Local rabbinate checking 'Jewishness' of restaurant employees, Knesset hears

"Next you’ll tell us to drop our trousers to check our circumcision," MK says at discrimination hearing.

A Kashrut certificate hangs at the entrance to a bakery in Jerusalem’s Mahaneh Yehuda market (photo credit: MARC ISRAEL SELLEM)
A Kashrut certificate hangs at the entrance to a bakery in Jerusalem’s Mahaneh Yehuda market
(photo credit: MARC ISRAEL SELLEM)
A new phenomenon is on the rise, a Knesset committee heard on Tuesday, whereby restaurants are banning citizens from working in their establishment who emigrated from the former Soviet Union or whose parents did, and of the Rabbinate penalizing restaurants who employ such people.
The hearing in the Knesset’s Committee for Immigration, Absorption and Diaspora Affairs was initiated by Zionist Union MK Ksenia Svetlova and Yesh Atid MK Yoel Razvozov to discuss two recent incidents and the problem in general.
Razvozov noted a complaint his office had received recently about a young woman who applied to be a waitress in a kosher restaurant in Carmiel, but was rejected by the restaurant which said that since her parents were immigrants from the former Soviet Union, the local rabbinate would object to her working there because of doubt over her Jewishness.
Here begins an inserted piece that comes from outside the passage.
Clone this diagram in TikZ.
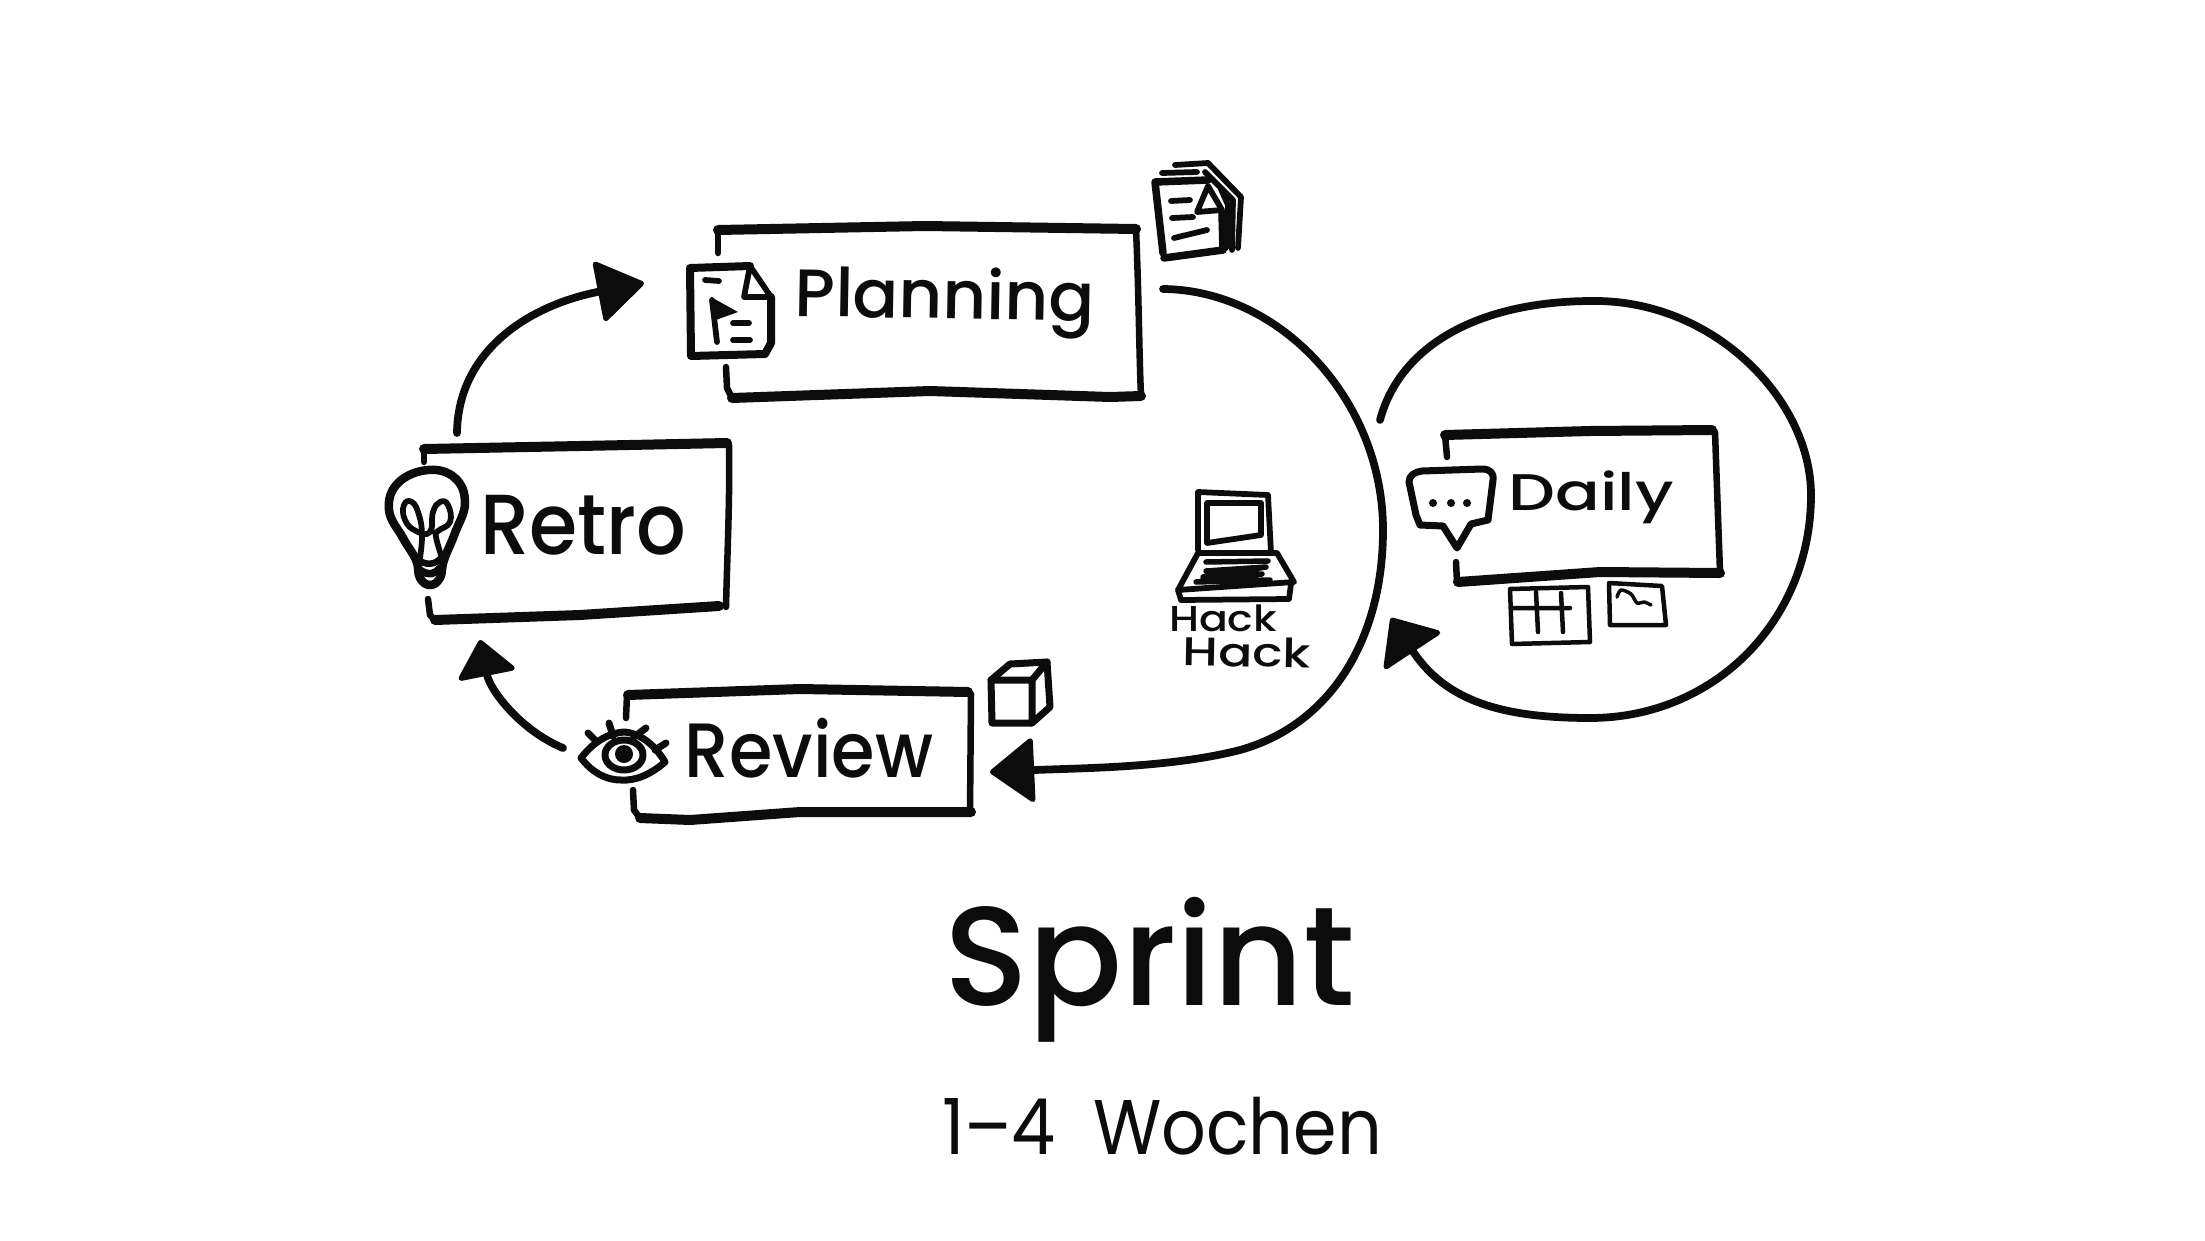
\documentclass[tikz,border=0pt]{standalone}
\usepackage{fontspec}
\usepackage{graphicx}
\usetikzlibrary{arrows.meta}
\newfontfamily\hand{Poppins}
\newfontfamily\handm{Poppins Medium}
\newdimen\pxu \pxu=0.02cm
\newcommand\hw[3]{\resizebox*{#1\pxu}{#2\pxu}{\hand #3}}
\newcommand\hm[3]{\resizebox*{#1\pxu}{#2\pxu}{\handm #3}}
\tikzset{
  pen/.style={draw=ink,line cap=round,line join=round},
  penbox/.style={pen,line width=0.20cm},
  penside/.style={pen,line width=0.13cm},
  penicon/.style={pen,line width=0.115cm},
  penfine/.style={pen,line width=0.09cm},
  conn/.style={pen,line width=0.155cm},
  hwtext/.style={inner sep=0pt,outer sep=0pt,text=ink},
}
\definecolor{ink}{HTML}{0C0C0C}
\begin{document}
\begin{tikzpicture}[x=0.02cm,y=-0.02cm]
\useasboundingbox (0,0) rectangle (2205,1241);
\fill[white] (0,0) rectangle (2205,1241);

% anchor points of the connectors
\coordinate (retroOut) at (457,433);
\coordinate (planIn) at (644,283);
\coordinate (planOut) at (1163,289);
\coordinate (reviewIn) at (990,772);
\coordinate (reviewOut) at (563,748);
\coordinate (retroIn) at (480,640);
\coordinate (dailyStart) at (1380,420);
\coordinate (dailyEnd) at (1391,618);

% ---------- boxes
\draw[penbox] (718,230) -- (925,226) -- (1136,229);
\draw[penside] (718,230) -- (718,253);
\draw[penside] (1136,229) .. controls (1139,300) and (1139,350) .. (1141,396);
\draw[penbox] (1141,396) -- (1110,397) -- (930,391) -- (732,398);
\draw[penside] (726,367) -- (727,388) -- (732,398);

\draw[penbox] (424,449) -- (580,446) -- (727,443);
\draw[penside] (424,449) -- (424,462);
\draw[penside] (729,445) .. controls (730,500) and (727,560) .. (726,607);
\draw[penbox] (435,620) -- (580,615) -- (719,606);
\draw[penside] (428,599) -- (430,615) -- (435,620);

\draw[penbox] (628,695) -- (800,689) -- (968,692);
\draw[penside] (627,695) -- (626,718);
\draw[penside] (971,694) -- (970,813);
\draw[penbox] (971,812) -- (800,812) -- (690,820) -- (640,818);
\draw[penside] (633,790) -- (634,810) -- (640,818);

\draw[penbox] (1445,435) -- (1590,431) -- (1712,430);
\draw[penside] (1445,435) -- (1447,457);
\draw[penside] (1715,432) -- (1720,572);
\draw[penbox] (1720,573) -- (1600,572) -- (1458,582);
\draw[penside] (1456,562) -- (1457,582);

% ---------- labels
\node[hwtext,rotate=-1] (tplanning) at (945,302) {\hm{300}{70}{Planning}};
\node[hwtext] (tretro) at (583,525) {\hm{206}{60}{Retro}};
\node[hwtext] (treview) at (809,748) {\hm{248}{60}{Review}};
\node[hwtext] (tdaily) at (1591,497) {\hm{165}{53}{Daily}};
\node[hwtext] (thack) at (1223,618) {\hm{108}{27}{Hack}};
\node[hwtext,rotate=-1] (thackb) at (1247,652) {\hm{128}{30}{Hack}};
\node[hwtext] (tsprint) at (1150,970) {\hm{410}{145}{Sprint}};
\node[hwtext] (tweeks) at (1162,1126) {\hw{440}{58}{1–4~~Wochen}};

% ---------- connectors
\draw[conn,-{Triangle[length=0.98cm,width=1.28cm,round,line width=3pt]}] (retroOut)
  .. controls (458,350) and (530,305) .. (planIn);
\draw[conn,-{Triangle[length=0.92cm,width=1.36cm,round,line width=3pt]}] (planOut)
  .. controls (1280,290) and (1383,400) .. (1383,530)
  .. controls (1383,640) and (1330,725) .. (1240,750)
  .. controls (1170,768) and (1080,768) .. (reviewIn);
\draw[conn,-{Triangle[length=0.76cm,width=1.24cm,round,line width=3pt]}] (reviewOut)
  .. controls (520,730) and (490,690) .. (retroIn);
\draw[conn,-{Triangle[length=0.84cm,width=1.44cm,round,line width=3pt]}] (dailyStart)
  .. controls (1400,345) and (1480,300) .. (1597,301)
  .. controls (1715,302) and (1811,400) .. (1811,495)
  .. controls (1811,620) and (1715,718) .. (1590,718)
  .. controls (1500,718) and (1445,700) .. (dailyEnd);

% ---------- Planning document icon
\fill[white] (685,265) rectangle (771,357);
\draw[penbox,line width=0.16cm] (750,266) -- (690,268) -- (691,356) -- (765,354) -- (771,343) -- (771,297);
\draw[penicon] (750,266) -- (771,297) -- (744,297) -- (750,266);
\draw[penicon] (705,280) -- (719,281);
\fill[ink] (711,297) -- (738,312) -- (713,321) -- cycle;
\draw[penicon] (712,300) -- (717,342);
\draw[penicon] (733,323) -- (749,323) (733,340) -- (750,340);

% ---------- stacked documents icon
\draw[penbox,line width=0.15cm] (1208,180) -- (1155,182) -- (1163,253);
\draw[penbox,line width=0.15cm] (1164,258) -- (1223,250) -- (1222,213);
\draw[penicon] (1208,186) -- (1197,212) -- (1222,210) -- (1208,186);
\draw[penicon] (1162,173) -- (1197,172) (1175,165) -- (1208,163);
\draw[penicon] (1208,163) -- (1241,197) -- (1238,248);
\draw[penicon] (1205,172) -- (1233,200) -- (1232,250) (1220,187) -- (1228,205) -- (1226,248);
\draw[penicon] (1171,201) -- (1190,200) (1172,218) -- (1193,217) (1174,238) -- (1207,230);

% ---------- bulb
\fill[white] (388,468) rectangle (465,588);
\draw[penbox,line width=0.17cm] plot[smooth cycle,tension=0.7] coordinates
  {(428,470) (455,478) (465,503) (455,533) (444,560) (440,578) (430,585) (420,578) (416,560) (403,538) (389,510) (398,483)};
\draw[penicon] plot[smooth,tension=0.8] coordinates
  {(442,558) (436,537) (438,531) (450,522) (448,505) (440,502) (433,512) (430,532) (416,531) (405,520) (404,505) (412,502) (419,515) (422,535) (420,558)};
\draw[penbox,line width=0.13cm] (416,558) .. controls (425,566) and (435,566) .. (443,556);
\draw[penbox,line width=0.15cm] (420,570) .. controls (428,576) and (436,574) .. (440,568);

% ---------- eye
\fill[white] (578,725) rectangle (667,782);
\draw[penicon,line width=0.14cm] (581,758) .. controls (595,740) and (610,733) .. (624,732) .. controls (640,733) and (655,745) .. (665,762)
  .. controls (650,775) and (635,781) .. (621,780) .. controls (605,780) and (592,772) .. (581,758) -- cycle;
\draw[penicon,line width=0.14cm] (624,755) ellipse (19 and 15);
\fill[ink] (624,754) circle (9);
\draw[penicon,line width=0.14cm] (588,733) -- (597,742) (609,723) -- (613,736) (634,737) -- (646,728) (655,750) -- (666,743);

% ---------- cube
\draw[penicon,line width=0.14cm] (991,680) -- (992,723) -- (1032,723) -- (1032,680) -- cycle;
\draw[penicon,line width=0.14cm] (991,680) -- (1010,664) -- (1047,662) -- (1032,680);
\draw[penicon,line width=0.14cm] (1047,662) -- (1050,707) -- (1032,723);

% ---------- speech bubble
\fill[white] (1409,470) rectangle (1493,527);
\draw[penicon,line width=0.14cm] (1443,526) -- (1420,525) -- (1416,515) -- (1409,482) .. controls (1409,475) and (1415,472) .. (1422,471)
  -- (1482,469) .. controls (1490,469) and (1494,473) .. (1493,480) -- (1488,520) -- (1471,524) -- (1457,548) -- (1443,526);
\fill[ink] (1433,503) circle (4) (1451,503) circle (4) (1467,503) circle (4);

% ---------- table and chart
\draw[penfine] (1510,589) -- (1588,587) -- (1590,642) -- (1512,644) -- cycle;
\draw[penfine] (1511,608) -- (1570,608) (1536,592) -- (1538,632) (1561,593) -- (1563,632);
\draw[penfine] (1609,583) -- (1662,586) -- (1666,625) -- (1610,625) -- cycle;
\draw[penfine,line width=0.07cm] plot[smooth,tension=0.5] coordinates
  {(1617,597) (1621,590) (1631,594) (1637,603) (1644,602) (1651,605)};

% ---------- laptop
\draw[penicon] (1198,550) -- (1198,492) -- (1268,495) -- (1271,553);
\draw[penicon] (1207,503) -- (1261,503) -- (1261,535) -- (1207,543) -- cycle;
\draw[penicon] (1198,553) -- (1277,553) -- (1294,582) -- (1178,590) -- cycle;
\draw[penicon] (1178,590) -- (1181,600) -- (1289,599) -- (1291,584);
\draw[penfine,line width=0.11cm] (1206,562) -- (1268,561) (1206,571) -- (1266,567) -- (1203,577) -- (1262,574) -- (1196,582) -- (1270,580);
\end{tikzpicture}
\end{document}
Razvozov also produced a document demonstrating that restaurant workers in Carmiel do indeed have to prove to the restaurant’s kashrut supervisor that they are Jewish.
Another incident brought to the attention of the committee, which was reported by The Jerusalem Post earlier this year, was that of the Halitatea specialty tea shop in Jerusalem whose kashrut supervision fees were raised because a new business partner at the restaurant was of Russian origin.
Svetlova’s office says that they have received several other such complaints in recent years.
Jewish law prohibits Jews from eating certain types of food – even when the food is kosher – if a non-Jew cooks it, although there are widely-used loopholes within Jewish law to circumvent this problem and allow non-Jews to cook in kosher restaurants.
However, it was argued during the committee hearing that such considerations should be irrelevant regarding business owners, waiting staff and other such employees.
It was also pointed out that the behavior of the local rabbinates in Carmiel and Jerusalem demonstrated that they immediately suspect someone who immigrated from the former Soviet Union, or their children, as being non-Jewish, which was described as a racist and discriminatory attitude by Svetlova, Razvozov and others.
“Are Russian immigrants good enough to serve in the army but not good enough to be employed in restaurants in Carmiel and Jerusalem,” demanded Svetlova.
“Where are we living?” asked Razvozov angrily. “You the rabbinate are taking the law into your own hands. These people aren’t kosher in your eyes because they speak Russian, or other language. Whoever is responsible for this needs to be fired. We cannot allow this to happen,” he continued, pointing out that the young woman from Carmiel was anyway Jewish, as was the business partner in Halitatea, but adding that this was beside the point.
“She [the waitress applicant] had the right to the Law of Return, she has an Israeli ID, she is an Israeli citizen, she enlisted to the IDF, her parents are tax payers. Why is she being checked? What is the next step? The next thing will be to request us to drop our trousers to check if we are circumcised or not.”
The head of the Kashrut Fraud department of the Chief Rabbinate acknowledged that a restaurant worker not involved in cooking or food preparation does not need to be Jewish, while a legal adviser for the Carmiel rabbinate said that it did not interfere with the employment of workers or what work they carry out, saying that “there is nothing to prevent any worker who is not working in the kitchen from being from any nationality.”
Said the legal adviser “Jewish law states that kosher food be cooked by Jews, and the participation of non-Jews in the kitchen requires extra supervision,” and added that the restaurant in question is small where the waiters are also involved in the cooking process.
Attorney Elad Caplan of the ITIM religious services organization insisted however that local rabbinates and restaurants are in no way legally permitted to bar non-Jews from working in a restaurant kitchen.
Caplan said local rabbinates could insist Jews light stoves and ovens, which circumvents the need to have a Jewish cook, but that banning non-Jews and anyone thought to be non-Jewish contravenes the law for the protection of privacy and laws for freedom of employment, freedom of religion and equality.